What’s the purpose of this?

My best understanding on why this is being taught, is that when we are analysing data (as it is data science), we need to make sure that we don’t have any of the above happening (bias) in any form or at least minimise as much. This would allow for better analysis and make it not subject to critique by being more sensible with it having accurate data. And also good to do, so I don’t lose easy marks on the assessments.

Did you understand the task given?

It did take some time to understand the differences between the bias’s. Some of them are similar to each other (like response and variable bias), so learning the differences of all of them was necessary.
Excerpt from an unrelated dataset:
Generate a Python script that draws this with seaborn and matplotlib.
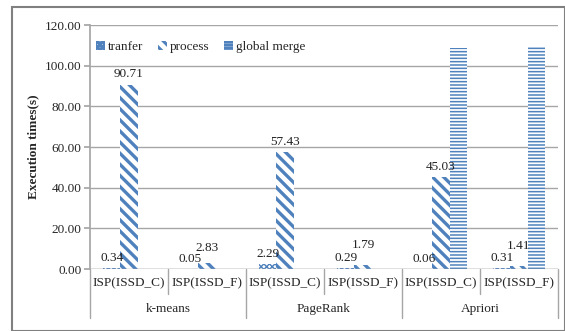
import numpy as np
import pandas as pd
import matplotlib
matplotlib.use("Agg")
import matplotlib.pyplot as plt
import seaborn as sns
from matplotlib.patches import Rectangle
from matplotlib.lines import Line2D

groups = ["k-means", "PageRank", "Apriori"]
configs = ["ISP(ISSD_C)", "ISP(ISSD_F)"]
categories = ["k-means C", "k-means F", "PageRank C", "PageRank F", "Apriori C", "Apriori F"]
series = ["tranfer", "process", "global merge"]
tranfer = [0.34, 0.05, 2.29, 0.29, 0.06, 0.31]
process = [90.71, 2.83, 57.43, 1.79, 45.03, 1.41]
global_merge = [np.nan, np.nan, np.nan, np.nan, 108.76, 109.24]
yticks = [0, 20, 40, 60, 80, 100, 120]

sns.set_theme(style="white")
plt.rcParams["font.family"] = ["Liberation Serif", "DejaVu Serif"]
plt.rcParams["hatch.linewidth"] = 2.2

rows = []
for s, vals in zip(series, [tranfer, process, global_merge]):
    for c, v in zip(categories, vals):
        rows.append({"cat": c, "series": s, "value": v})
df = pd.DataFrame(rows)

W, H = 565, 331
fig = plt.figure(figsize=(W / 100, H / 100), dpi=100)
ax = fig.add_axes([90 / W, 1 - 269 / H, (558 - 90) / W, (269 - 25) / H])

blue = "#4F81BD"
sns.barplot(data=df, x="cat", y="value", hue="series", order=categories,
            hue_order=series, ax=ax, width=0.66, legend=False,
            palette=["white"] * 3, edgecolor=blue, linewidth=0, errorbar=None)

hatches = ["xxxxxx", "\\\\\\", "-----"]
hatch_lw = [1.0, 2.4, 1.1]


def style_patch(p, h, lw):
    p.set_hatch(h)
    p.set_edgecolor(blue)
    p.set_facecolor("white")
    p.set_linewidth(0)
    if hasattr(p, "set_hatch_linewidth"):
        p.set_hatch_linewidth(lw)


for cont, h, lw in zip(ax.containers, hatches, hatch_lw):
    for p in cont.patches:
        style_patch(p, h, lw)

# value labels
extra = {("process", 1): 4, ("process", 3): 7, ("process", 5): 7}
for cont, s, vals in zip(ax.containers, series, [tranfer, process, global_merge]):
    for i, (p, v) in enumerate(zip(cont.patches, vals)):
        if np.isnan(v):
            continue
        off = 3 + extra.get((s, i), 0)
        ax.annotate(f"{v:.2f}", (p.get_x() + p.get_width() / 2, v),
                    xytext=(0, off), textcoords="offset points",
                    ha="center", va="bottom", fontsize=9.5, color="#222222")

ax.set_ylim(0, 120)
ax.set_xlim(-0.5, len(categories) - 0.5)
ax.set_yticks(yticks)
ax.set_yticklabels([f"{t:.2f}" for t in yticks], fontsize=9.5)
ax.yaxis.grid(True, color="#a6a6a6", linewidth=1)
ax.set_axisbelow(True)
ax.tick_params(axis="y", length=4, color="#a6a6a6", pad=2, left=True)
ax.set_xticks([])
ax.set_xlabel("")
ax.set_ylabel("Execution times(s)", fontsize=9.5, fontweight="bold", labelpad=4)
for sp in ["top", "right", "bottom"]:
    ax.spines[sp].set_visible(False)
ax.spines["left"].set_color("#a6a6a6")
ax.axhline(0, color="#a6a6a6", linewidth=1, zorder=3)

# two-level category axis
trans = ax.get_xaxis_transform()


def ypx(py):
    return (269 - py) / (269 - 25)


for k in range(len(categories) + 1):
    x = k - 0.5
    bottom = 318 if k % 2 == 0 else 294
    ax.add_line(Line2D([x, x], [0, ypx(bottom)], transform=trans,
                       color="#a6a6a6", linewidth=1, clip_on=False))
for i, c in enumerate(categories):
    ax.text(i, ypx(283), configs[i % 2], transform=trans, ha="center",
            va="center", fontsize=9.5)
for g, name in enumerate(groups):
    ax.text(2 * g + 0.5, ypx(309), name, transform=trans, ha="center",
            va="center", fontsize=9.5)

# legend
handles = []
for h, lw in zip(hatches, hatch_lw):
    r = Rectangle((0, 0), 1, 1)
    style_patch(r, h, lw)
    handles.append(r)
ax.legend(handles, series, loc="upper left", bbox_to_anchor=(-0.012, 0.985),
          ncol=3, frameon=False, fontsize=9.5, handlelength=0.7,
          handleheight=0.7, handletextpad=0.2, columnspacing=1.1)

# outer border
fig.patches.append(Rectangle((12 / W, 0), (W - 12) / W, 1 - 7 / H,
                             transform=fig.transFigure, fill=False,
                             edgecolor="#808080", linewidth=1.5))

fig.savefig("out.png", dpi=100)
Luckily, for the most part I now know how to differentiate them, but might still struggle if asked to explain them without any notes. This can be improved on by studying them and with the task where I have to provide examples of them.

Were you understood when you showed what you meant?

When I was trying to understand the concepts (since I didn’t fully understand it), I tried to explain my thinking to others in the class to see it I actually know what's them. However, it was hard to explain, but I think I people did understand me. I would say I tried to help people that didn’t know them to understand it also. I think that this approach was a good idea and I will try to use it if and when I get stuck trying to understand something in IT.